Hirofumi Takemoto’s portraits depict female figures inspired by Kitagawa Utamaro’s ukiyo-e prints. However, Hirofumi Takemoto creates a new image by following these famous traditional models and applying a new technique, acrylic on canvas. Takemoto’s intention is to express the relationship between Japanese culture and the Western cultural world. The use of Western techniques to reproduce Japanese models shows the artistic and cultural syncretism present in his work.
His reflection is based on the centre-periphery theory developed by Masao Yamaguchi.
Hirofumi Takemoto’s artistic references, such as Edward Steichen and August Sander, show the relationship between geographically distant cultural expressions in the age of globalisation. Takemoto wishes to show how certain values of pre-modern Japan can positively affect today’s westernised society.
The representation of models in black and white responds to the desire to express a beauty that aims to be universal. The balance of light and shadow shows a reflection on an expressionist simplicity that the artist recognises in masterpieces such as the films of Akira Kurosawa.
Faced with the aggressive westernisation imposed by the centre, Hirofumi Takemoto proposes a response that arises from a peripheral feeling: the desire to explore the values that globalisation has made marginal.
About the artist
Hirofumi Takemoto was born in Osaka in 1966. He graduated from the Department of Fine Arts, Osaka University of the Arts. He works mainly as an installation and performance artist.

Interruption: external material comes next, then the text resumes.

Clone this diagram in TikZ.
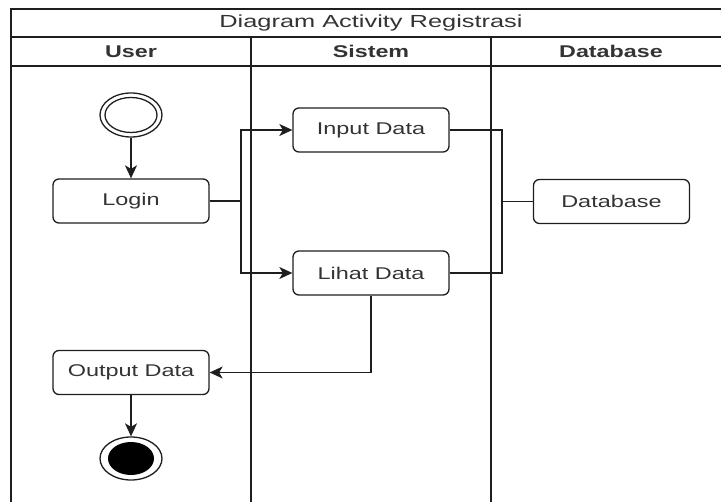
\documentclass[tikz,border=0pt]{standalone}
\usepackage{fontspec}
\setmainfont{Liberation Sans}
\usepackage{graphicx}
\usetikzlibrary{arrows.meta,shapes.geometric}
\definecolor{ink}{HTML}{1E1E1E}
\definecolor{txt}{HTML}{333333}
% horizontally widened text
\newcommand{\widetxt}[2]{\scalebox{#1}[1]{#2}}

\begin{document}
\begin{tikzpicture}[x=1pt,y=-1pt,
  lane/.style={draw=ink,line width=1.6pt},
  ttl/.style={text=txt,font=\fontsize{17.5}{20}\selectfont,inner sep=0pt},
  head/.style={text=txt,font=\bfseries\fontsize{17}{20}\selectfont,inner sep=0pt},
  actbox/.style={draw=ink,line width=1.3pt,rounded corners=6pt,
    minimum width=156pt,minimum height=44pt,inner sep=0pt,
    text=txt,font=\fontsize{17}{20}\selectfont},
  ring/.style={ellipse,draw=ink,line width=1.3pt,inner sep=0pt},
  link/.style={draw=ink,line width=1.3pt},
  flow/.style={link,-{Stealth[length=13pt,width=12pt,inset=3.5pt]}}
]
\useasboundingbox (0,0) rectangle (721,502);
\clip (0,0) rectangle (721,502);

% swimlane frame
\draw[lane] (11,512) -- (11,9) -- (735,9);
\draw[lane] (11,37) -- (735,37);
\draw[lane] (11,66) -- (735,66);
\draw[lane] (251,37) -- (251,512);
\draw[lane] (491,37) -- (491,512);
\draw[lane] (731,9) -- (731,512);

% title and lane headers
\node[ttl] (title) at (371,23) {\widetxt{1.45}{Diagram Activity Registrasi}};
\node[head] (hUser) at (131,51.5) {\widetxt{1.37}{User}};
\node[head] (hSistem) at (371,51.5) {\widetxt{1.37}{Sistem}};
\node[head] (hDatabase) at (611,51.5) {\widetxt{1.37}{Database}};

% start and end markers
\node[ring,minimum width=62pt,minimum height=44pt] (start) at (131,115) {};
\node[ring,minimum width=52pt,minimum height=35pt] (startin) at (131,115) {};
\node[ring,minimum width=62pt,minimum height=43pt] (end) at (131,458.5) {};
\node[ellipse,fill=black,inner sep=0pt,minimum width=46pt,minimum height=33pt] (endin) at (131,458.5) {};

% activities
\node[actbox] (login) at (131,201) {\widetxt{1.38}{Login}};
\node[actbox] (input) at (371,130) {\widetxt{1.38}{Input Data}};
\node[actbox] (lihat) at (371,273) {\widetxt{1.38}{Lihat Data}};
\node[actbox] (database) at (611.5,201.5) {\widetxt{1.38}{Database}};
\node[actbox] (output) at (131,372.5) {\widetxt{1.38}{Output Data}};

% fork and join points
\coordinate (fork) at (241,201);
\coordinate (join) at (502,201.5);

% connectors
\draw[flow] (start) -- (login);
\draw[link] (login.east) -- (fork);
\draw[flow] (fork) |- (input.west);
\draw[flow] (fork) |- (lihat.west);
\draw[link] (input.east) -| (join);
\draw[link] (lihat.east) -| (join);
\draw[link] (join) -- (database.west);
\draw[flow] (lihat.south) |- (output.east);
\draw[flow] (output) -- (end);
\end{tikzpicture}
\end{document}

In recent years he has continued to work with acrylics on canvas and pensive on paper. The theme of his work is to define globalisation as the Europeanisation of the world and, by introducing non-Western and pre-modern values into it, to create a cultural dissimilarity. As a concrete form, he creates works based on the pre-modern art of Kitagawa Utamaro. Hirofumi Takemoto’s works are also influenced by the work of European photographers such as August Sander and Edward Steichen.